* GIVEN EXERCISE *
Exactly repeat the full listing that follows.

--- START PROVIDED DATA ---

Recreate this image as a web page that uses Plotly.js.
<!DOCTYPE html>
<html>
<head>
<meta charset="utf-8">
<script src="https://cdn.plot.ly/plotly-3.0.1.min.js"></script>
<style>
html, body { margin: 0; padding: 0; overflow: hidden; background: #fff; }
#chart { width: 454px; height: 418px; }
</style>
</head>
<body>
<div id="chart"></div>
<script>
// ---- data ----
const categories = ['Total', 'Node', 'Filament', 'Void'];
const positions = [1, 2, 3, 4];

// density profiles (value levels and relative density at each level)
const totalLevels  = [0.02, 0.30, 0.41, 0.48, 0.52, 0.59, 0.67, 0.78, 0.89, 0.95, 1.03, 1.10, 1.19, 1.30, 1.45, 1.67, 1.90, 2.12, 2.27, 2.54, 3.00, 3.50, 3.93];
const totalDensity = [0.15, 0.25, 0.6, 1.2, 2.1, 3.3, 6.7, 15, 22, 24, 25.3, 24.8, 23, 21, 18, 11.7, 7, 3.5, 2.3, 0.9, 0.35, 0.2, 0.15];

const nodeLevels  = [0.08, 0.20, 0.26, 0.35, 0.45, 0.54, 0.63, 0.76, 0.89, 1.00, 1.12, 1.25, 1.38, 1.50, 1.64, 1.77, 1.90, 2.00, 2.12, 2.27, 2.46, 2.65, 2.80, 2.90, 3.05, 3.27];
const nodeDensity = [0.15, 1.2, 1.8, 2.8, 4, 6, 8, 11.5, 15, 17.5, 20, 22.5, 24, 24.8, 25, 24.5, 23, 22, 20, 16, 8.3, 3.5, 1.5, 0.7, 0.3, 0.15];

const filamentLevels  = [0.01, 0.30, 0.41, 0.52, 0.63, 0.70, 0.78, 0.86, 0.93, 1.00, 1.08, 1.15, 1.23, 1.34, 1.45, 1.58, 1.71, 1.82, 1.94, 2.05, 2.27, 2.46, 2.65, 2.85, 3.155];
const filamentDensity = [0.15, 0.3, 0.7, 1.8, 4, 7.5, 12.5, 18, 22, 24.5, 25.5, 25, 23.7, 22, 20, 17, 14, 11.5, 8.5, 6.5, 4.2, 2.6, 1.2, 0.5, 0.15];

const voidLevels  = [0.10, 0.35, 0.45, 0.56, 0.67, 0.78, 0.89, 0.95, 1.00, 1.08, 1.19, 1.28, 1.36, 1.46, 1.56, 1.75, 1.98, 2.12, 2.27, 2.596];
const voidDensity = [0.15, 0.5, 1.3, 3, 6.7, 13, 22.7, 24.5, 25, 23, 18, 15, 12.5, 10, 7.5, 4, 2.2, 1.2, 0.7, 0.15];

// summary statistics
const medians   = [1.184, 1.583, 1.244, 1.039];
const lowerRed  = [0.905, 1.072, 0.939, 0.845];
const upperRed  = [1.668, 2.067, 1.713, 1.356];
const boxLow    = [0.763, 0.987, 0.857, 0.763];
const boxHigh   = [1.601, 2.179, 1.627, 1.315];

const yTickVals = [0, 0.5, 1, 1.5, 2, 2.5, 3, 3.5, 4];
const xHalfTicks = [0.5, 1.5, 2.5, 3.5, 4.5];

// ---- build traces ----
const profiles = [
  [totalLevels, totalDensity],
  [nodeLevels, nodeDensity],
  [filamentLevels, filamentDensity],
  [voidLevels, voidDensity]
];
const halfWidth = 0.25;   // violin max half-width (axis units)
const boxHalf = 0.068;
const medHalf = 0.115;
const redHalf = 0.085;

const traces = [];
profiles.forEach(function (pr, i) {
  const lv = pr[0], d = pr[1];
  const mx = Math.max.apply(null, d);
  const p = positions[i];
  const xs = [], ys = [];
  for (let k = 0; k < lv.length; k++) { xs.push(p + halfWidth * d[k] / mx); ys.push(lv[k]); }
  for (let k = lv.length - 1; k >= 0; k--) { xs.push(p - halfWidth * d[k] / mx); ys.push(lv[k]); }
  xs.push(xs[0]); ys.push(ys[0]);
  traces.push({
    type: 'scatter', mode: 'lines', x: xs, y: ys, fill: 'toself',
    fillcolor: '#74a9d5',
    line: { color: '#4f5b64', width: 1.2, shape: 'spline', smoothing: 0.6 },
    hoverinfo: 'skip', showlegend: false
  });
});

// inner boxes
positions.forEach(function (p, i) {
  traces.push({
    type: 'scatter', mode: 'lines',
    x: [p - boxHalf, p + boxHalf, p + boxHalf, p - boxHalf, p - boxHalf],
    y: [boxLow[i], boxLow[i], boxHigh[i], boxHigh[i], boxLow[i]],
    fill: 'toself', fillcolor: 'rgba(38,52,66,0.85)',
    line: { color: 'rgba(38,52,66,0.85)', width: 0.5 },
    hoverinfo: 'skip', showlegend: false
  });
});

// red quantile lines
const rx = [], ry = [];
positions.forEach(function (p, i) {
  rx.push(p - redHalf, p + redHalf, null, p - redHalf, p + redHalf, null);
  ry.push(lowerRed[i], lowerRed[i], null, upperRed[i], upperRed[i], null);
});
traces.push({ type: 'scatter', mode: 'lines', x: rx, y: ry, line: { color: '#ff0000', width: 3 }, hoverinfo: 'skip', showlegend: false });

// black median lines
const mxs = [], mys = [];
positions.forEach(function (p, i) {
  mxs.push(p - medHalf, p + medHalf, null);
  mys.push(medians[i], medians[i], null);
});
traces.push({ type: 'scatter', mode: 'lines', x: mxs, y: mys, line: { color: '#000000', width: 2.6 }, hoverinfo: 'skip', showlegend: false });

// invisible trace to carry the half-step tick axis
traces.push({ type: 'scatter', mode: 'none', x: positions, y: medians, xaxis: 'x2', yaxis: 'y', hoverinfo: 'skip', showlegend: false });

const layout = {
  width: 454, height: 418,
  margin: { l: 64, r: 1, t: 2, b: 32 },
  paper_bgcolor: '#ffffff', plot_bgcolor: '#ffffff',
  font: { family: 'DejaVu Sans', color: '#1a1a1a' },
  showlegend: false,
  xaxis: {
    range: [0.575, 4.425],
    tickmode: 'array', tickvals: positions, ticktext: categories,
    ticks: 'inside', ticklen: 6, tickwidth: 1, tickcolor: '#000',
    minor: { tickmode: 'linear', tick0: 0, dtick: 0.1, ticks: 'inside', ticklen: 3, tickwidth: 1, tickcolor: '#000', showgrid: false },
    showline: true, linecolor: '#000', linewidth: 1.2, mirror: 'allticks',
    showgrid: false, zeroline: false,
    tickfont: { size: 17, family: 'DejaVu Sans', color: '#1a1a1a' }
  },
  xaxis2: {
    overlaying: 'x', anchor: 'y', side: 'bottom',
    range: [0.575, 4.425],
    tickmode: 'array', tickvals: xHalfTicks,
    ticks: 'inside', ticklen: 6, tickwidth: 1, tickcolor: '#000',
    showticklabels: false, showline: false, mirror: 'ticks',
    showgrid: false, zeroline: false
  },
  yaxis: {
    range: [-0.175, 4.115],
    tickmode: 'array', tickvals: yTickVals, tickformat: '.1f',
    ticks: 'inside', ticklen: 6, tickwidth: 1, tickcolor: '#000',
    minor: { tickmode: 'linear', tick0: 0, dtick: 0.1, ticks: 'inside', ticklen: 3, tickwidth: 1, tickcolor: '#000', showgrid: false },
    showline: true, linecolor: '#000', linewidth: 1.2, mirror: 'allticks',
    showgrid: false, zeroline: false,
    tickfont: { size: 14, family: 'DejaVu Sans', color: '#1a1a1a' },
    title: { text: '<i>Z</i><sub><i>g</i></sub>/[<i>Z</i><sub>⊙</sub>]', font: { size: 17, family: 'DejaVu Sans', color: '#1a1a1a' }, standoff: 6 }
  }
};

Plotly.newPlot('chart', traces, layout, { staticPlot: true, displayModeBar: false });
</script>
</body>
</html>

--- END PROVIDED DATA ---

* SOLVED EXERCISE *
Recreate this image as a web page that uses Plotly.js.
<!DOCTYPE html>
<html>
<head>
<meta charset="utf-8">
<script src="https://cdn.plot.ly/plotly-3.0.1.min.js"></script>
<style>
html, body { margin: 0; padding: 0; overflow: hidden; background: #fff; }
#chart { width: 454px; height: 418px; }
</style>
</head>
<body>
<div id="chart"></div>
<script>
// ---- data ----
const categories = ['Total', 'Node', 'Filament', 'Void'];
const positions = [1, 2, 3, 4];

// density profiles (value levels and relative density at each level)
const totalLevels  = [0.02, 0.30, 0.41, 0.48, 0.52, 0.59, 0.67, 0.78, 0.89, 0.95, 1.03, 1.10, 1.19, 1.30, 1.45, 1.67, 1.90, 2.12, 2.27, 2.54, 3.00, 3.50, 3.93];
const totalDensity = [0.15, 0.25, 0.6, 1.2, 2.1, 3.3, 6.7, 15, 22, 24, 25.3, 24.8, 23, 21, 18, 11.7, 7, 3.5, 2.3, 0.9, 0.35, 0.2, 0.15];

const nodeLevels  = [0.08, 0.20, 0.26, 0.35, 0.45, 0.54, 0.63, 0.76, 0.89, 1.00, 1.12, 1.25, 1.38, 1.50, 1.64, 1.77, 1.90, 2.00, 2.12, 2.27, 2.46, 2.65, 2.80, 2.90, 3.05, 3.27];
const nodeDensity = [0.15, 1.2, 1.8, 2.8, 4, 6, 8, 11.5, 15, 17.5, 20, 22.5, 24, 24.8, 25, 24.5, 23, 22, 20, 16, 8.3, 3.5, 1.5, 0.7, 0.3, 0.15];

const filamentLevels  = [0.01, 0.30, 0.41, 0.52, 0.63, 0.70, 0.78, 0.86, 0.93, 1.00, 1.08, 1.15, 1.23, 1.34, 1.45, 1.58, 1.71, 1.82, 1.94, 2.05, 2.27, 2.46, 2.65, 2.85, 3.155];
const filamentDensity = [0.15, 0.3, 0.7, 1.8, 4, 7.5, 12.5, 18, 22, 24.5, 25.5, 25, 23.7, 22, 20, 17, 14, 11.5, 8.5, 6.5, 4.2, 2.6, 1.2, 0.5, 0.15];

const voidLevels  = [0.10, 0.35, 0.45, 0.56, 0.67, 0.78, 0.89, 0.95, 1.00, 1.08, 1.19, 1.28, 1.36, 1.46, 1.56, 1.75, 1.98, 2.12, 2.27, 2.596];
const voidDensity = [0.15, 0.5, 1.3, 3, 6.7, 13, 22.7, 24.5, 25, 23, 18, 15, 12.5, 10, 7.5, 4, 2.2, 1.2, 0.7, 0.15];

// summary statistics
const medians   = [1.184, 1.583, 1.244, 1.039];
const lowerRed  = [0.905, 1.072, 0.939, 0.845];
const upperRed  = [1.668, 2.067, 1.713, 1.356];
const boxLow    = [0.763, 0.987, 0.857, 0.763];
const boxHigh   = [1.601, 2.179, 1.627, 1.315];

const yTickVals = [0, 0.5, 1, 1.5, 2, 2.5, 3, 3.5, 4];
const xHalfTicks = [0.5, 1.5, 2.5, 3.5, 4.5];

// ---- build traces ----
const profiles = [
  [totalLevels, totalDensity],
  [nodeLevels, nodeDensity],
  [filamentLevels, filamentDensity],
  [voidLevels, voidDensity]
];
const halfWidth = 0.25;   // violin max half-width (axis units)
const boxHalf = 0.068;
const medHalf = 0.115;
const redHalf = 0.085;

const traces = [];
profiles.forEach(function (pr, i) {
  const lv = pr[0], d = pr[1];
  const mx = Math.max.apply(null, d);
  const p = positions[i];
  const xs = [], ys = [];
  for (let k = 0; k < lv.length; k++) { xs.push(p + halfWidth * d[k] / mx); ys.push(lv[k]); }
  for (let k = lv.length - 1; k >= 0; k--) { xs.push(p - halfWidth * d[k] / mx); ys.push(lv[k]); }
  xs.push(xs[0]); ys.push(ys[0]);
  traces.push({
    type: 'scatter', mode: 'lines', x: xs, y: ys, fill: 'toself',
    fillcolor: '#74a9d5',
    line: { color: '#4f5b64', width: 1.2, shape: 'spline', smoothing: 0.6 },
    hoverinfo: 'skip', showlegend: false
  });
});

// inner boxes
positions.forEach(function (p, i) {
  traces.push({
    type: 'scatter', mode: 'lines',
    x: [p - boxHalf, p + boxHalf, p + boxHalf, p - boxHalf, p - boxHalf],
    y: [boxLow[i], boxLow[i], boxHigh[i], boxHigh[i], boxLow[i]],
    fill: 'toself', fillcolor: 'rgba(38,52,66,0.85)',
    line: { color: 'rgba(38,52,66,0.85)', width: 0.5 },
    hoverinfo: 'skip', showlegend: false
  });
});

// red quantile lines
const rx = [], ry = [];
positions.forEach(function (p, i) {
  rx.push(p - redHalf, p + redHalf, null, p - redHalf, p + redHalf, null);
  ry.push(lowerRed[i], lowerRed[i], null, upperRed[i], upperRed[i], null);
});
traces.push({ type: 'scatter', mode: 'lines', x: rx, y: ry, line: { color: '#ff0000', width: 3 }, hoverinfo: 'skip', showlegend: false });

// black median lines
const mxs = [], mys = [];
positions.forEach(function (p, i) {
  mxs.push(p - medHalf, p + medHalf, null);
  mys.push(medians[i], medians[i], null);
});
traces.push({ type: 'scatter', mode: 'lines', x: mxs, y: mys, line: { color: '#000000', width: 2.6 }, hoverinfo: 'skip', showlegend: false });

// invisible trace to carry the half-step tick axis
traces.push({ type: 'scatter', mode: 'none', x: positions, y: medians, xaxis: 'x2', yaxis: 'y', hoverinfo: 'skip', showlegend: false });

const layout = {
  width: 454, height: 418,
  margin: { l: 64, r: 1, t: 2, b: 32 },
  paper_bgcolor: '#ffffff', plot_bgcolor: '#ffffff',
  font: { family: 'DejaVu Sans', color: '#1a1a1a' },
  showlegend: false,
  xaxis: {
    range: [0.575, 4.425],
    tickmode: 'array', tickvals: positions, ticktext: categories,
    ticks: 'inside', ticklen: 6, tickwidth: 1, tickcolor: '#000',
    minor: { tickmode: 'linear', tick0: 0, dtick: 0.1, ticks: 'inside', ticklen: 3, tickwidth: 1, tickcolor: '#000', showgrid: false },
    showline: true, linecolor: '#000', linewidth: 1.2, mirror: 'allticks',
    showgrid: false, zeroline: false,
    tickfont: { size: 17, family: 'DejaVu Sans', color: '#1a1a1a' }
  },
  xaxis2: {
    overlaying: 'x', anchor: 'y', side: 'bottom',
    range: [0.575, 4.425],
    tickmode: 'array', tickvals: xHalfTicks,
    ticks: 'inside', ticklen: 6, tickwidth: 1, tickcolor: '#000',
    showticklabels: false, showline: false, mirror: 'ticks',
    showgrid: false, zeroline: false
  },
  yaxis: {
    range: [-0.175, 4.115],
    tickmode: 'array', tickvals: yTickVals, tickformat: '.1f',
    ticks: 'inside', ticklen: 6, tickwidth: 1, tickcolor: '#000',
    minor: { tickmode: 'linear', tick0: 0, dtick: 0.1, ticks: 'inside', ticklen: 3, tickwidth: 1, tickcolor: '#000', showgrid: false },
    showline: true, linecolor: '#000', linewidth: 1.2, mirror: 'allticks',
    showgrid: false, zeroline: false,
    tickfont: { size: 14, family: 'DejaVu Sans', color: '#1a1a1a' },
    title: { text: '<i>Z</i><sub><i>g</i></sub>/[<i>Z</i><sub>⊙</sub>]', font: { size: 17, family: 'DejaVu Sans', color: '#1a1a1a' }, standoff: 6 }
  }
};

Plotly.newPlot('chart', traces, layout, { staticPlot: true, displayModeBar: false });
</script>
</body>
</html>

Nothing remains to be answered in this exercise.